Tuesday, September 1, 2009

The Grand Fuji-san Expedition

Louise here,

This a rather belated and rather long blog of a very important event I took part in straight after the Wado-Kai Nationals (drum roll please): the international assault of Fuji-san. Our team consisted of Carl (holding the banner for England), Chris Heinmiller, our Canadian friend, and myself (from the land of the long white cloud). For better or worse, we decided to climb through the night in order to catch the sunrise from the top. We caught a bus from Shinjuku station, arriving at Fuji-san's Kawaguchi-ko-guchi Hachi-gome (Eighth Station). After mucking around for a bit, doing important things like buying walking sticks and taking photos, we set off into the unknown at 9 p.m.


The Culprits at Base Camp (L-R: Carl, Louise, Chris)
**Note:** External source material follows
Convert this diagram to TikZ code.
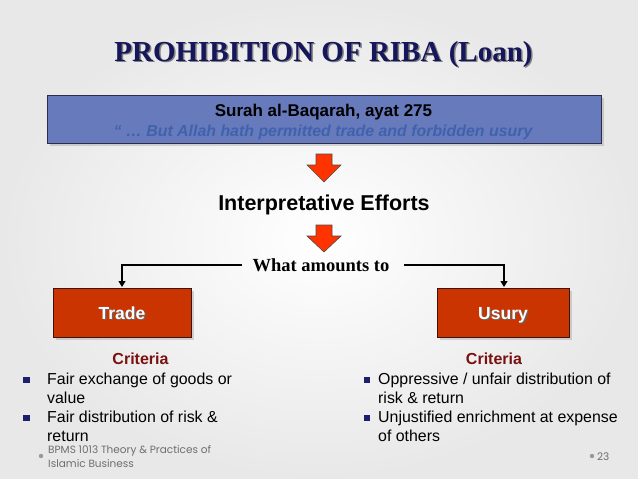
\documentclass[tikz,border=0pt]{standalone}
\usepackage{fontspec}
\setmainfont{Liberation Sans}
\newfontfamily\serifbold{Liberation Serif}
\newfontfamily\footfont{Poppins}
\usetikzlibrary{arrows.meta,shadows,calc}
\definecolor{titlenavy}{RGB}{22,22,90}
\definecolor{boxblue}{RGB}{102,122,188}
\definecolor{boxborder}{RGB}{45,45,75}
\definecolor{quoteblue}{RGB}{64,98,172}
\definecolor{boxred}{RGB}{202,52,0}
\definecolor{redborder}{RGB}{60,20,10}
\definecolor{arrred}{RGB}{255,51,0}
\definecolor{critred}{RGB}{122,16,16}
\definecolor{bulletnavy}{RGB}{30,30,110}
\definecolor{footgray}{RGB}{110,110,110}
\definecolor{bgedge}{RGB}{232,232,232}
\newcommand{\shadowtext}[3]{\makebox[0pt][l]{\hspace{#1}\raisebox{-#1}{\color{#2}#3}}#3}
\tikzset{
  bigbox/.style={draw=boxborder, line width=1pt, fill=boxblue, drop shadow={shadow xshift=2pt, shadow yshift=-2pt, opacity=0.3}},
  redbox/.style={draw=redborder, line width=1pt, fill=boxred, drop shadow={shadow xshift=2pt, shadow yshift=-2pt, opacity=0.3}},
  blockarrow/.style={draw=black!70, line width=0.6pt, fill=arrred},
  conn/.style={line width=1.1pt, -{Triangle[length=6pt,width=7pt]}},
  bodytext/.style={font=\fontsize{15.9}{19}\selectfont, anchor=base west, inner sep=0pt},
  bulletsq/.style={fill=bulletnavy, minimum size=6.5pt, inner sep=0pt},
  crit/.style={font=\fontsize{16}{18}\selectfont\bfseries, text=critred, anchor=base},
  boxlabel/.style={font=\fontsize{17.5}{20}\selectfont\bfseries, anchor=base, text=white},
  foot/.style={font=\footfont\fontsize{10.5}{12}\selectfont, text=footgray, anchor=base west, inner sep=0pt},
}
\begin{document}
\begin{tikzpicture}[x=1pt,y=-1pt]
\useasboundingbox (0,0) rectangle (638,479);
% background
\shade[inner color=white, outer color=bgedge] (0,0) rectangle (638,479);
% title
\node[font=\serifbold\fontsize{29}{34}\selectfont\bfseries, text=titlenavy, anchor=base] (title) at (323.5,61) {\shadowtext{1.5pt}{black!50}{PROHIBITION OF RIBA (Loan)}};
% blue box
\node[bigbox, minimum width=554pt, minimum height=48pt, anchor=north west, inner sep=0pt] (surah) at (47,95) {};
\node[font=\fontsize{17}{20}\selectfont\bfseries, anchor=base, inner sep=0pt] (surahtitle) at (323.5,116) {Surah al-Baqarah, ayat 275};
\node[font=\fontsize{15.9}{19}\selectfont\bfseries\itshape, text=quoteblue, anchor=base, inner sep=0pt] (quote) at (323,136) {“ … But Allah hath permitted trade and forbidden usury};
% block arrow 1
\draw[blockarrow] (316,154) -- (332,154) -- (332,165) -- (341,165) -- (324,182) -- (307,165) -- (316,165) -- cycle;
\node[font=\fontsize{21.5}{24}\selectfont\bfseries, anchor=base, inner sep=0pt] (interp) at (324,210) {Interpretative Efforts};
% block arrow 2
\draw[blockarrow] (316,225) -- (332,225) -- (332,236) -- (341,236) -- (324,252) -- (307,236) -- (316,236) -- cycle;
\node[font=\serifbold\fontsize{18.5}{22}\selectfont\bfseries, anchor=base, inner sep=0pt] (amounts) at (321,271) {What amounts to};
% red boxes
\node[redbox, minimum width=138pt, minimum height=49pt, anchor=north west, inner sep=0pt] (trade) at (53,288) {};
\node[boxlabel] (tradelbl) at (122,319) {\shadowtext{1.2pt}{black!60}{Trade}};
\node[redbox, minimum width=132pt, minimum height=49pt, anchor=north west, inner sep=0pt] (usury) at (437,288) {};
\node[boxlabel] (usurylbl) at (503,319) {\shadowtext{1.2pt}{black!60}{Usury}};
% connectors
\coordinate (lstart) at (242,265);
\coordinate (rstart) at (404,265);
\draw[conn] (lstart) -- (122,265) -- (122,287);
\draw[conn] (rstart) -- (504,265) -- (504,287);
% criteria left
\node[crit] (critL) at (140.5,364) {Criteria};
\node[bulletsq] (bL1) at (26.5,380) {};
\node[bodytext] (tL1) at (47,384) {Fair exchange of goods or};
\node[bodytext] (tL2) at (47,403) {value};
\node[bulletsq] (bL2) at (26.5,418) {};
\node[bodytext] (tL3) at (47,422) {Fair distribution of risk \&};
\node[bodytext] (tL4) at (47,441) {return};
% criteria right
\node[crit] (critR) at (494,364) {Criteria};
\node[bulletsq] (bR1) at (367,380) {};
\node[bodytext] (tR1) at (378,384) {Oppressive / unfair distribution of};
\node[bodytext] (tR2) at (378,403) {risk \& return};
\node[bulletsq] (bR2) at (367,418) {};
\node[bodytext] (tR3) at (378,422) {Unjustified enrichment at expense};
\node[bodytext] (tR4) at (378,441) {of others};
% footer
\fill[black!40] (41,456) circle (2.2pt);
\node[foot] (f1) at (48,453) {BPMS 1013 Theory \& Practices of};
\node[foot] (f2) at (48,467) {Islamic Business};
\fill[black!40] (592,456) circle (2.2pt);
\node[foot] (pg) at (597,460) {23};
\end{tikzpicture}
\end{document}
As it was dark by then, we were relying on our trusty head torches for guidance. It wasn't too difficult however, as we could've driven a car down the track, it was so wide. Nonetheless, my fellow team-mates began to cast aspersions on my route-finding skills, as the track went down the mountain for a little way. They shouldn't have worried: the path soon began climbing, and didn't stop climbing until the top.

Chris and one smart salesperson

We had fun at every hut we passed, persuading Chris to spend money on getting his walking stick branded (each hut had a different brand to prove that you'd reached it). Sometimes we were helped in our persuasion by a hut attendant.

Does this mean they sell hot water along with something else unspecified?

After midnight, we began to be joined on the trail by all the people who'd stayed in the huts spread up the mountain. We spent a lot of time trying to get in front of groups who were moving slower than the pace we wanted to go. By about two or three in the morning, the trail was one mass of people, with a slow queue on the inside, a slightly faster queue in the middle and the people like us who were overtaking on the outside. I must say it was one of the most surreal experiences I've had climbing a mountain, doing it at the same time as the population of a small town. Looking back down the trail, there was just one long line of lights zig-zagging up the slope, broken up by the bigger lights of the huts.

We arrived at the top at 4 a.m., and sat for an hour watching the dawn develop and the sun rise. It was quite cold by that time.

The sun appears


Superman strikes again

I think that we probably climbed too fast, and with the high altitude and lack of sleep, I wasn't feeling too well at the top. We had intended to walk most of the way around the crater rim to the track we were going to take down, but we decided it'd be best to lose some altitude as soon as possible. So we took the short way round, and after getting diverted a little by rocks and taking photos, we started down the Gotemba-guchi track.

Cool rocks + Carl


Over the edge

Now, why weren't we going back down the track we came up, along with the rest of Japan, and why had we chosen the longest track down? Well, the attraction of the Gotemba-guchi track was the sunabashiri, a giant sand slide that stretches maybe five kilometres down the lower slopes of the volcano. Besides falling, this is the fastest way down the mountain.

After taking two hours to cover one and a half kilometres, stumbling over loose rocks, I was beginning to worry that it would take all day to get to the bottom. But then …. we reached the sunabashiri.

Scree walkers' heaven

Imagine gliding smoothly down over an ankle-deep bed of small stones, the cool wind in your face and dust in your eyes, a barren landscape stretching on either side, and in front of you the track disappearing over the edge and into the clouds. Then imagine getting to the bottom and being covered in dust (yes, literally), with sore knees and stones in your shoes (if you didn't wear gaiters). That was the sunabashiri. We covered five kilometres in one and a half hours. Grand total: seven hours up, three hours at the top, three and a half hours down, zero hours sleep. Woo!

Climbing Fuji-san was certainly an experience of a lifetime. We probably did it the hard way, climbing when normal people are asleep, and I don't think I'd do it that way again. However, we saw the sun rise from the top of the tallest mountain in Japan, and had a lot of fun on the way.